I have a one bedroom apartment I'm renting during the course of every month. It's a twenty minute walk from the hospital. And a twenty minute taxi ride from work. But home is where the heart is. And I can't resist staying away for too long. I make sure to work overtime so I can accumulate a considerable amount of days to spend at home on the last week or so of every month. It doesn't always work out that way. Being that my colleagues are human and all. So I tolerate their short comings as long as I need to. But my patience is wearing thin.

I have two younger sisters. Lesedi is 6 years my junior and Naledi 7 years respectively. They like to pretend they're twins. Finishing each others sentences. Dressing identically. Cuddling each other. To the outside eye it might seem strange as they have marked physical differences. But I grew up watching the whole process. They have clung to each other since the youngest one learnt to walk. Their clinginess is normal to me as a result. The only person they cling to more, is my mother.

My mother stays indoors most of the time. So of course my sisters do the same. I am markedly darker than all of them. Kissed by the rich sun of the Lenaka Province. I'm not black though. Just a darker, stronger shade of brown. A contrast to the almost pale yellow skin tone of the women in my life. Reminiscent of the oral legends of the first rain queens and their apparent lightened complexions earned through countless years of seclusion. Almost identical stories. Except that my mothers reason for not leaving the house was a less spectacular one.

She had suffered a great fall many years back. Slipped on a wet rock while coming down from Badimo Ba Lla. They were still fetching water in those days and had to ascend at least a quarter of a kilometer to get to it. It streamed down an icicle stream from the mouth of a cave higher up in the mountain. Nobody knew how the ice was forming in this tropical part of the world. Many theories were abound but none were ever proven.

If the ice dried up so did the water source. Then there would be an inconsistent line of traffic when word came out that it was back. Bodies rushing up disturbed the ones traversing down, who would by now be carrying heavy buckets of water on their heads while trying to maintain their balance. This while descending down a slippery cliff face. Avoiding shoulder bumps all at the same time.

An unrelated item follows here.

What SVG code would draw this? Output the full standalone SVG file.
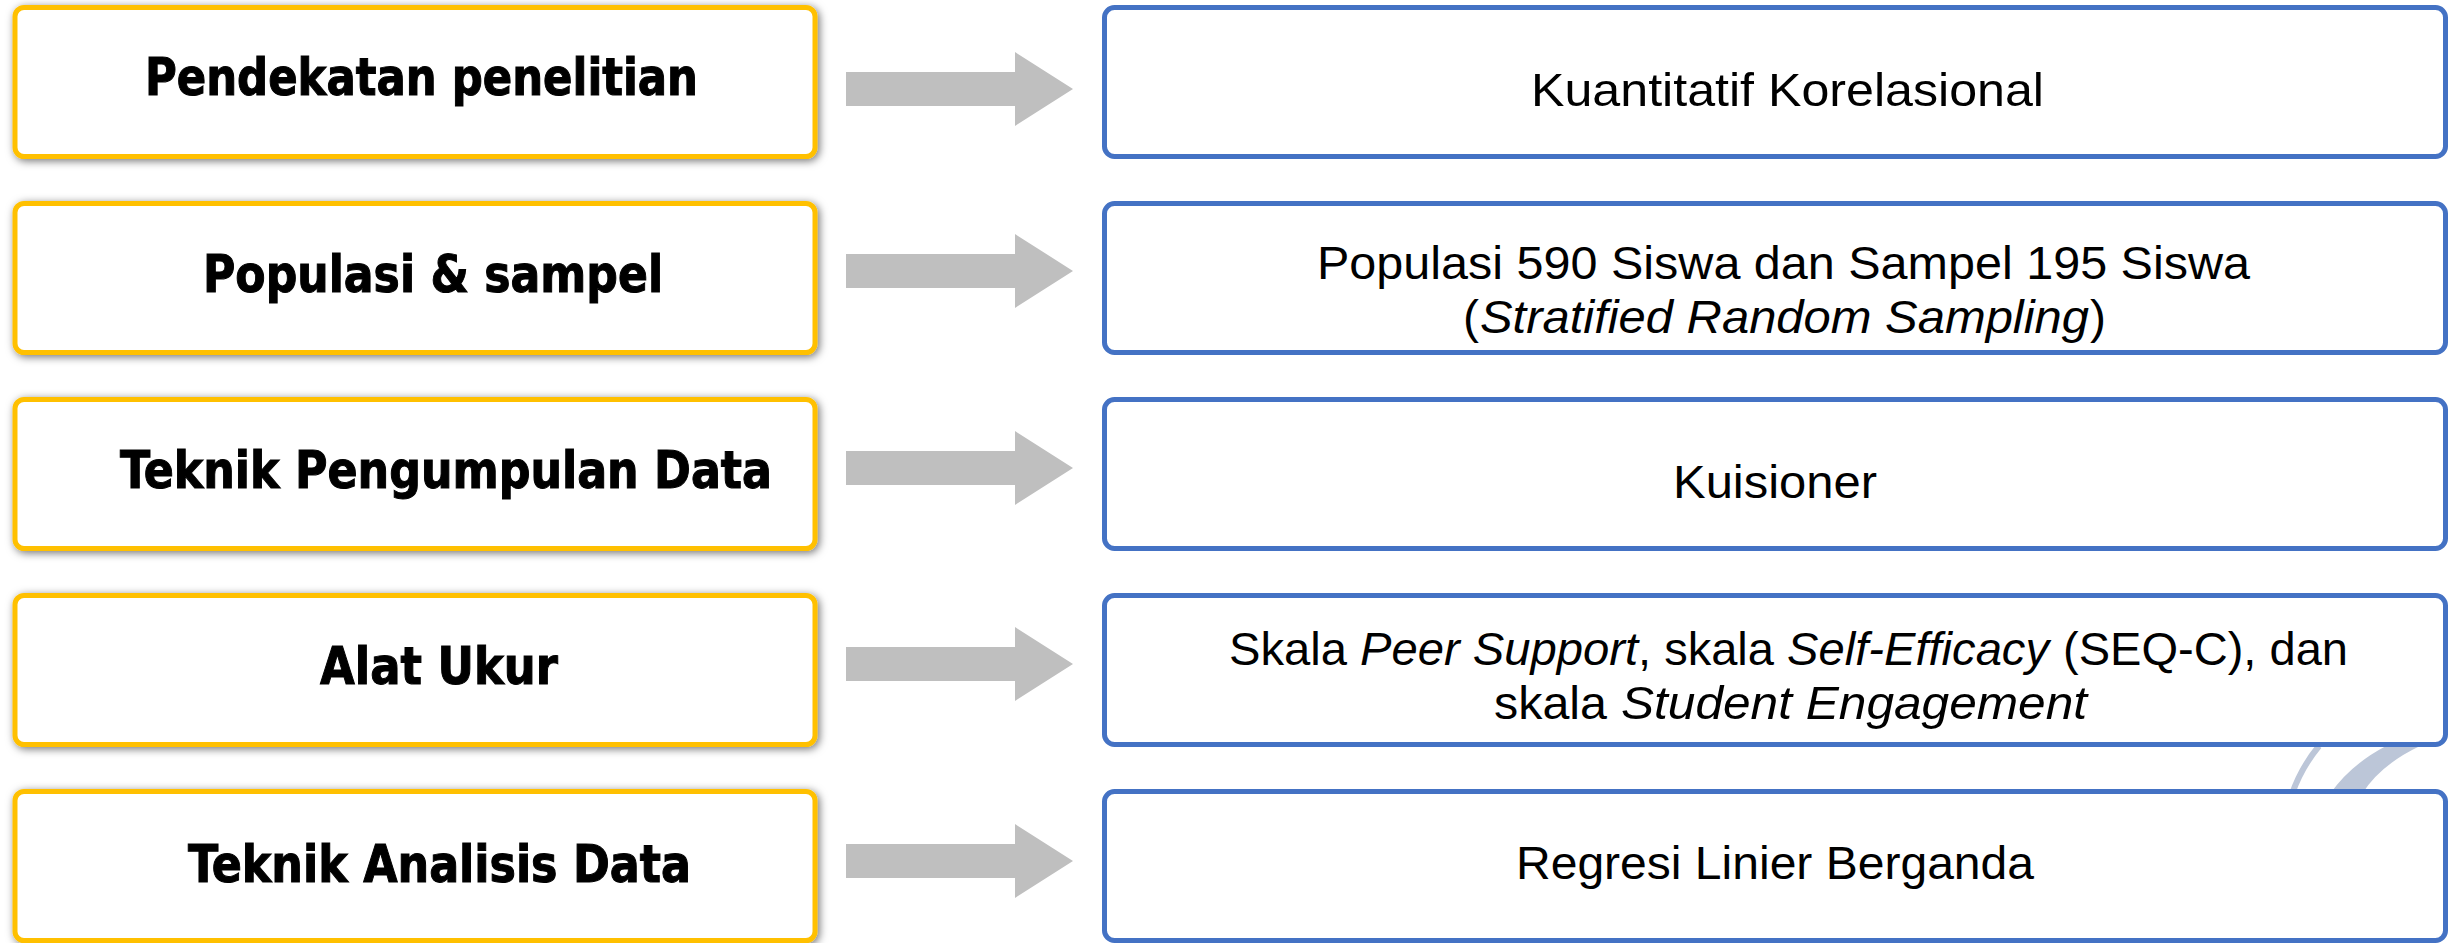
<svg xmlns="http://www.w3.org/2000/svg" width="2450" height="943" viewBox="0 0 2450 943">
<style>
.lbox{fill:#fff;stroke:#FFC000;stroke-width:5}
.rbox{fill:#fff;stroke:#4472C4;stroke-width:5}
.arrow{fill:#BFBFBF}
.lt{font-family:"DejaVu Sans Condensed","DejaVu Sans","Liberation Sans",sans-serif;font-weight:bold;font-size:52px;fill:#000;stroke:#000;stroke-width:1}
.rt{font-family:"Liberation Sans","Open Sans",sans-serif;font-size:47px;fill:#000}
.it{font-style:italic}
.bg{fill:none;stroke:#BCC6D8}
</style>
<defs>
<filter id="sh" x="-5%" y="-20%" width="110%" height="140%">
<feDropShadow dx="2" dy="2" stdDeviation="4" flood-color="#000" flood-opacity="0.55"/>
</filter>
</defs>
<g id="background">
<path class="bg" d="M2319,746 Q2301,768 2292,794" stroke-width="6"/>
<path d="M2386,746 L2420,746 Q2380,765 2362,794 L2330,794 Q2350,765 2386,746 Z" fill="#BCC6D8"/>
</g>
<g id="connectors">
<polygon class="arrow" points="846,72 1015,72 1015,52 1073,89 1015,126 1015,106 846,106"/>
<polygon class="arrow" points="846,254 1015,254 1015,234 1073,271 1015,308 1015,288 846,288"/>
<polygon class="arrow" points="846,451 1015,451 1015,431 1073,468 1015,505 1015,485 846,485"/>
<polygon class="arrow" points="846,647 1015,647 1015,627 1073,664 1015,701 1015,681 846,681"/>
<polygon class="arrow" points="846,844 1015,844 1015,824 1073,861 1015,898 1015,878 846,878"/>
</g>
<g id="left1">
<rect class="lbox" x="15" y="7.5" width="800" height="149" rx="9" filter="url(#sh)"/>
<text class="lt" x="145" y="95" textLength="553" lengthAdjust="spacingAndGlyphs">Pendekatan penelitian</text>
</g>
<g id="left2">
<rect class="lbox" x="15" y="203.5" width="800" height="149" rx="9" filter="url(#sh)"/>
<text class="lt" x="203" y="292" textLength="460" lengthAdjust="spacingAndGlyphs">Populasi &amp; sampel</text>
</g>
<g id="left3">
<rect class="lbox" x="15" y="399.5" width="800" height="149" rx="9" filter="url(#sh)"/>
<text class="lt" x="120" y="488" textLength="652" lengthAdjust="spacingAndGlyphs">Teknik Pengumpulan Data</text>
</g>
<g id="left4">
<rect class="lbox" x="15" y="595.5" width="800" height="149" rx="9" filter="url(#sh)"/>
<text class="lt" x="320" y="684" textLength="238" lengthAdjust="spacingAndGlyphs">Alat Ukur</text>
</g>
<g id="left5">
<rect class="lbox" x="15" y="791.5" width="800" height="149" rx="9" filter="url(#sh)"/>
<text class="lt" x="188" y="882" textLength="503" lengthAdjust="spacingAndGlyphs">Teknik Analisis Data</text>
</g>
<g id="right1">
<rect class="rbox" x="1104.5" y="7.5" width="1341" height="149" rx="10"/>
<text class="rt" x="1531" y="106" textLength="513" lengthAdjust="spacingAndGlyphs">Kuantitatif Korelasional</text>
</g>
<g id="right2">
<rect class="rbox" x="1104.5" y="203.5" width="1341" height="149" rx="10"/>
<text class="rt" x="1317" y="279" textLength="933" lengthAdjust="spacingAndGlyphs">Populasi 590 Siswa dan Sampel 195 Siswa</text>
<text class="rt" x="1463" y="333" textLength="16" lengthAdjust="spacingAndGlyphs">(</text>
<text class="rt it" x="1480" y="333" textLength="609" lengthAdjust="spacingAndGlyphs">Stratified Random Sampling</text>
<text class="rt" x="2090" y="333" textLength="16" lengthAdjust="spacingAndGlyphs">)</text>
</g>
<g id="right3">
<rect class="rbox" x="1104.5" y="399.5" width="1341" height="149" rx="10"/>
<text class="rt" x="1673" y="498" textLength="204" lengthAdjust="spacingAndGlyphs">Kuisioner</text>
</g>
<g id="right4">
<rect class="rbox" x="1104.5" y="595.5" width="1341" height="149" rx="10"/>
<text class="rt" x="1229" y="665" textLength="118" lengthAdjust="spacingAndGlyphs">Skala</text>
<text class="rt it" x="1360" y="665" textLength="278" lengthAdjust="spacingAndGlyphs">Peer Support</text>
<text class="rt" x="1638" y="665" textLength="136" lengthAdjust="spacingAndGlyphs">, skala</text>
<text class="rt it" x="1787" y="665" textLength="262" lengthAdjust="spacingAndGlyphs">Self-Efficacy</text>
<text class="rt" x="2063" y="665" textLength="285" lengthAdjust="spacingAndGlyphs">(SEQ-C), dan</text>
<text class="rt" x="1494" y="719" textLength="113" lengthAdjust="spacingAndGlyphs">skala</text>
<text class="rt it" x="1621" y="719" textLength="466" lengthAdjust="spacingAndGlyphs">Student Engagement</text>
</g>
<g id="right5">
<rect class="rbox" x="1104.5" y="791.5" width="1341" height="149" rx="10"/>
<text class="rt" x="1516" y="879" textLength="518" lengthAdjust="spacingAndGlyphs">Regresi Linier Berganda</text>
</g>
</svg>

These outdated living conditions were before the borehole system was instituted by the municipality. For us and other neighboring villages like ours. We couldn't fetch water from the river. It had become unfit for consumption a long time ago when mining and industry boomed in the province. As the population grew and the water supply remained the same, fetching water became more perilous. After a bad step while trying to avoid someone, my mother tumbled down at least 13 meters of jagged rock. She stopped with a painful thump on a human sized slab at the bottom of the mountain. We had left my then 3 and 2 year old sisters at a neighbours house and I was literally jogging behind my father as he giraffed ahead of me.